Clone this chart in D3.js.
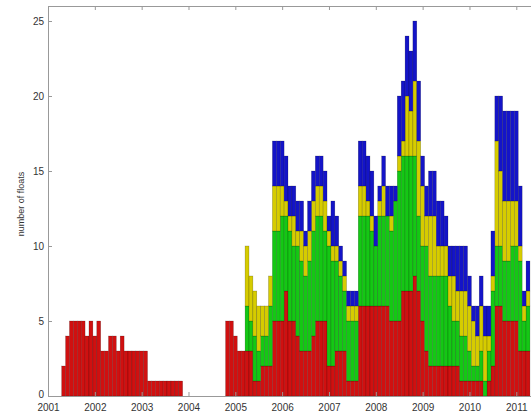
<!DOCTYPE html>
<meta charset="utf-8">
<script src="https://d3js.org/d3.v7.min.js"></script>
<style>
  body { margin: 0; background: #fff; }
  #chart text { font-family: "Liberation Sans", Arial, sans-serif; }
</style>
<div id="chart"></div>
<script>
// monthly counts starting Jan 2001, one array per category
var years = ["2001", "2002", "2003", "2004", "2005", "2006", "2007", "2008", "2009", "2010", "2011"];
var yTicks = [0, 5, 10, 15, 20, 25];

var red = [
  0, 0, 0, 0, 2, 4, 5, 5, 5, 5, 4, 5,
  4, 5, 3, 3, 4, 4, 3, 4, 3, 3, 3, 3,
  3, 3, 1, 1, 1, 1, 1, 1, 1, 1, 1, 0,
  0, 0, 0, 0, 0, 0, 0, 0, 0, 0, 5, 5,
  4, 3, 3, 3, 3, 1, 1, 2, 2, 2, 5, 5,
  5, 7, 5, 5, 4, 3, 3, 3, 4, 5, 5, 5,
  2, 2, 3, 3, 3, 1, 1, 1, 6, 6, 6, 6,
  6, 6, 6, 6, 5, 5, 5, 7, 7, 7, 8, 7,
  5, 3, 2, 2, 2, 2, 2, 2, 2, 2, 1, 1,
  1, 1, 1, 1, 0, 1, 2, 6, 6, 5, 5, 5,
  5, 3, 3, 3
];
var green = [
  0, 0, 0, 0, 0, 0, 0, 0, 0, 0, 0, 0,
  0, 0, 0, 0, 0, 0, 0, 0, 0, 0, 0, 0,
  0, 0, 0, 0, 0, 0, 0, 0, 0, 0, 0, 0,
  0, 0, 0, 0, 0, 0, 0, 0, 0, 0, 0, 0,
  0, 0, 0, 3, 2, 3, 2, 2, 2, 4, 6, 6,
  7, 5, 6, 5, 6, 6, 5, 6, 7, 7, 7, 6,
  8, 7, 6, 5, 4, 4, 4, 4, 6, 6, 6, 5,
  4, 6, 6, 6, 6, 8, 10, 9, 9, 9, 8, 5,
  5, 7, 6, 6, 6, 6, 6, 4, 3, 3, 3, 3,
  2, 1, 1, 2, 1, 2, 5, 4, 4, 4, 4, 5,
  5, 6, 2, 3
];
var yellow = [
  0, 0, 0, 0, 0, 0, 0, 0, 0, 0, 0, 0,
  0, 0, 0, 0, 0, 0, 0, 0, 0, 0, 0, 0,
  0, 0, 0, 0, 0, 0, 0, 0, 0, 0, 0, 0,
  0, 0, 0, 0, 0, 0, 0, 0, 0, 0, 0, 0,
  0, 0, 0, 4, 3, 3, 3, 2, 2, 2, 3, 3,
  2, 1, 1, 2, 1, 2, 2, 2, 2, 2, 2, 2,
  1, 1, 1, 1, 1, 1, 1, 1, 2, 2, 1, 1,
  0, 1, 2, 0, 1, 0, 1, 1, 4, 3, 5, 5,
  4, 2, 4, 4, 2, 2, 2, 2, 3, 2, 3, 3,
  3, 3, 2, 3, 3, 1, 1, 7, 5, 4, 4, 3,
  3, 1, 1, 1
];
var blue = [
  0, 0, 0, 0, 0, 0, 0, 0, 0, 0, 0, 0,
  0, 0, 0, 0, 0, 0, 0, 0, 0, 0, 0, 0,
  0, 0, 0, 0, 0, 0, 0, 0, 0, 0, 0, 0,
  0, 0, 0, 0, 0, 0, 0, 0, 0, 0, 0, 0,
  0, 0, 0, 0, 0, 0, 0, 0, 0, 0, 3, 3,
  3, 3, 2, 2, 2, 2, 1, 2, 2, 2, 2, 2,
  1, 3, 2, 1, 1, 1, 1, 1, 3, 3, 3, 3,
  2, 1, 2, 2, 2, 1, 4, 4, 4, 4, 4, 4,
  2, 2, 3, 3, 3, 3, 2, 2, 2, 3, 3, 3,
  2, 1, 2, 2, 2, 2, 3, 3, 5, 6, 6, 6,
  6, 4, 1, 2
];

var keys = ["red", "green", "yellow", "blue"];
var colors = { red: "#d01010", green: "#14c814", yellow: "#d6cc00", blue: "#1414c8" };

var width = 531, height = 414;
var x0 = 48, monthPx = 3.9025;

var svg = d3.select("#chart").append("svg")
    .attr("width", width)
    .attr("height", height);

// months since Jan 2001 -> px, plot box runs past the right edge
var x = d3.scaleLinear().domain([0, 132]).range([x0, x0 + 132 * monthPx]);
var y = d3.scaleLinear().domain([0, 26]).range([396, 6]);

var rows = red.map(function(d, i) {
  return { m: i, red: d, green: green[i], yellow: yellow[i], blue: blue[i] };
});
var series = d3.stack().keys(keys)(rows);

svg.append("g")
  .selectAll("g")
  .data(series)
  .enter().append("g")
    .attr("fill", function(s) { return colors[s.key]; })
  .selectAll("rect")
  .data(function(s) { return s.filter(function(d) { return d[1] > d[0]; }); })
  .enter().append("rect")
    .attr("x", function(d) { return x(d.data.m - 0.5); })
    .attr("width", x(1) - x(0))
    .attr("y", function(d) { return y(d[1]); })
    .attr("height", function(d) { return y(d[0]) - y(d[1]); })
    .attr("stroke", "rgba(0,0,0,0.35)")
    .attr("stroke-width", 0.5);

var yearTicks = years.map(function(d, i) { return i * 12; });

var gx = svg.append("g")
    .attr("transform", "translate(0,396)")
    .call(d3.axisBottom(x).tickValues(yearTicks)
      .tickFormat(function(d, i) { return years[i]; })
      .tickSize(-4).tickSizeOuter(0).tickPadding(8));

var gt = svg.append("g")
    .attr("transform", "translate(0,6)")
    .call(d3.axisTop(x).tickValues(yearTicks).tickFormat("")
      .tickSize(-4).tickSizeOuter(0));

var gy = svg.append("g")
    .attr("transform", "translate(" + x0 + ",0)")
    .call(d3.axisLeft(y).tickValues(yTicks)
      .tickSize(-4).tickSizeOuter(0).tickPadding(4));

[gx, gt, gy].forEach(function(g) {
  g.selectAll("path, line").attr("stroke", "#999");
  g.selectAll("text").attr("fill", "#333").style("font-size", "10px");
});

// nudge the "0" label up a touch so it clears "2001"
gy.selectAll(".tick text").filter(function(d) { return d === 0; })
    .attr("dy", "0.1em");

svg.append("text")
    .attr("transform", "translate(24,204) rotate(-90)")
    .attr("text-anchor", "middle")
    .style("font-size", "9px")
    .attr("fill", "#333")
    .text("number of floats");
</script>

• [AIM OF THE EXERCISE]: Skip the images and write out the rest of the listing exactly.

• [TASK ANSWER]:
Clone this chart in D3.js.
<!DOCTYPE html>
<meta charset="utf-8">
<script src="https://d3js.org/d3.v7.min.js"></script>
<style>
  body { margin: 0; background: #fff; }
  #chart text { font-family: "Liberation Sans", Arial, sans-serif; }
</style>
<div id="chart"></div>
<script>
// monthly counts starting Jan 2001, one array per category
var years = ["2001", "2002", "2003", "2004", "2005", "2006", "2007", "2008", "2009", "2010", "2011"];
var yTicks = [0, 5, 10, 15, 20, 25];

var red = [
  0, 0, 0, 0, 2, 4, 5, 5, 5, 5, 4, 5,
  4, 5, 3, 3, 4, 4, 3, 4, 3, 3, 3, 3,
  3, 3, 1, 1, 1, 1, 1, 1, 1, 1, 1, 0,
  0, 0, 0, 0, 0, 0, 0, 0, 0, 0, 5, 5,
  4, 3, 3, 3, 3, 1, 1, 2, 2, 2, 5, 5,
  5, 7, 5, 5, 4, 3, 3, 3, 4, 5, 5, 5,
  2, 2, 3, 3, 3, 1, 1, 1, 6, 6, 6, 6,
  6, 6, 6, 6, 5, 5, 5, 7, 7, 7, 8, 7,
  5, 3, 2, 2, 2, 2, 2, 2, 2, 2, 1, 1,
  1, 1, 1, 1, 0, 1, 2, 6, 6, 5, 5, 5,
  5, 3, 3, 3
];
var green = [
  0, 0, 0, 0, 0, 0, 0, 0, 0, 0, 0, 0,
  0, 0, 0, 0, 0, 0, 0, 0, 0, 0, 0, 0,
  0, 0, 0, 0, 0, 0, 0, 0, 0, 0, 0, 0,
  0, 0, 0, 0, 0, 0, 0, 0, 0, 0, 0, 0,
  0, 0, 0, 3, 2, 3, 2, 2, 2, 4, 6, 6,
  7, 5, 6, 5, 6, 6, 5, 6, 7, 7, 7, 6,
  8, 7, 6, 5, 4, 4, 4, 4, 6, 6, 6, 5,
  4, 6, 6, 6, 6, 8, 10, 9, 9, 9, 8, 5,
  5, 7, 6, 6, 6, 6, 6, 4, 3, 3, 3, 3,
  2, 1, 1, 2, 1, 2, 5, 4, 4, 4, 4, 5,
  5, 6, 2, 3
];
var yellow = [
  0, 0, 0, 0, 0, 0, 0, 0, 0, 0, 0, 0,
  0, 0, 0, 0, 0, 0, 0, 0, 0, 0, 0, 0,
  0, 0, 0, 0, 0, 0, 0, 0, 0, 0, 0, 0,
  0, 0, 0, 0, 0, 0, 0, 0, 0, 0, 0, 0,
  0, 0, 0, 4, 3, 3, 3, 2, 2, 2, 3, 3,
  2, 1, 1, 2, 1, 2, 2, 2, 2, 2, 2, 2,
  1, 1, 1, 1, 1, 1, 1, 1, 2, 2, 1, 1,
  0, 1, 2, 0, 1, 0, 1, 1, 4, 3, 5, 5,
  4, 2, 4, 4, 2, 2, 2, 2, 3, 2, 3, 3,
  3, 3, 2, 3, 3, 1, 1, 7, 5, 4, 4, 3,
  3, 1, 1, 1
];
var blue = [
  0, 0, 0, 0, 0, 0, 0, 0, 0, 0, 0, 0,
  0, 0, 0, 0, 0, 0, 0, 0, 0, 0, 0, 0,
  0, 0, 0, 0, 0, 0, 0, 0, 0, 0, 0, 0,
  0, 0, 0, 0, 0, 0, 0, 0, 0, 0, 0, 0,
  0, 0, 0, 0, 0, 0, 0, 0, 0, 0, 3, 3,
  3, 3, 2, 2, 2, 2, 1, 2, 2, 2, 2, 2,
  1, 3, 2, 1, 1, 1, 1, 1, 3, 3, 3, 3,
  2, 1, 2, 2, 2, 1, 4, 4, 4, 4, 4, 4,
  2, 2, 3, 3, 3, 3, 2, 2, 2, 3, 3, 3,
  2, 1, 2, 2, 2, 2, 3, 3, 5, 6, 6, 6,
  6, 4, 1, 2
];

var keys = ["red", "green", "yellow", "blue"];
var colors = { red: "#d01010", green: "#14c814", yellow: "#d6cc00", blue: "#1414c8" };

var width = 531, height = 414;
var x0 = 48, monthPx = 3.9025;

var svg = d3.select("#chart").append("svg")
    .attr("width", width)
    .attr("height", height);

// months since Jan 2001 -> px, plot box runs past the right edge
var x = d3.scaleLinear().domain([0, 132]).range([x0, x0 + 132 * monthPx]);
var y = d3.scaleLinear().domain([0, 26]).range([396, 6]);

var rows = red.map(function(d, i) {
  return { m: i, red: d, green: green[i], yellow: yellow[i], blue: blue[i] };
});
var series = d3.stack().keys(keys)(rows);

svg.append("g")
  .selectAll("g")
  .data(series)
  .enter().append("g")
    .attr("fill", function(s) { return colors[s.key]; })
  .selectAll("rect")
  .data(function(s) { return s.filter(function(d) { return d[1] > d[0]; }); })
  .enter().append("rect")
    .attr("x", function(d) { return x(d.data.m - 0.5); })
    .attr("width", x(1) - x(0))
    .attr("y", function(d) { return y(d[1]); })
    .attr("height", function(d) { return y(d[0]) - y(d[1]); })
    .attr("stroke", "rgba(0,0,0,0.35)")
    .attr("stroke-width", 0.5);

var yearTicks = years.map(function(d, i) { return i * 12; });

var gx = svg.append("g")
    .attr("transform", "translate(0,396)")
    .call(d3.axisBottom(x).tickValues(yearTicks)
      .tickFormat(function(d, i) { return years[i]; })
      .tickSize(-4).tickSizeOuter(0).tickPadding(8));

var gt = svg.append("g")
    .attr("transform", "translate(0,6)")
    .call(d3.axisTop(x).tickValues(yearTicks).tickFormat("")
      .tickSize(-4).tickSizeOuter(0));

var gy = svg.append("g")
    .attr("transform", "translate(" + x0 + ",0)")
    .call(d3.axisLeft(y).tickValues(yTicks)
      .tickSize(-4).tickSizeOuter(0).tickPadding(4));

[gx, gt, gy].forEach(function(g) {
  g.selectAll("path, line").attr("stroke", "#999");
  g.selectAll("text").attr("fill", "#333").style("font-size", "10px");
});

// nudge the "0" label up a touch so it clears "2001"
gy.selectAll(".tick text").filter(function(d) { return d === 0; })
    .attr("dy", "0.1em");

svg.append("text")
    .attr("transform", "translate(24,204) rotate(-90)")
    .attr("text-anchor", "middle")
    .style("font-size", "9px")
    .attr("fill", "#333")
    .text("number of floats");
</script>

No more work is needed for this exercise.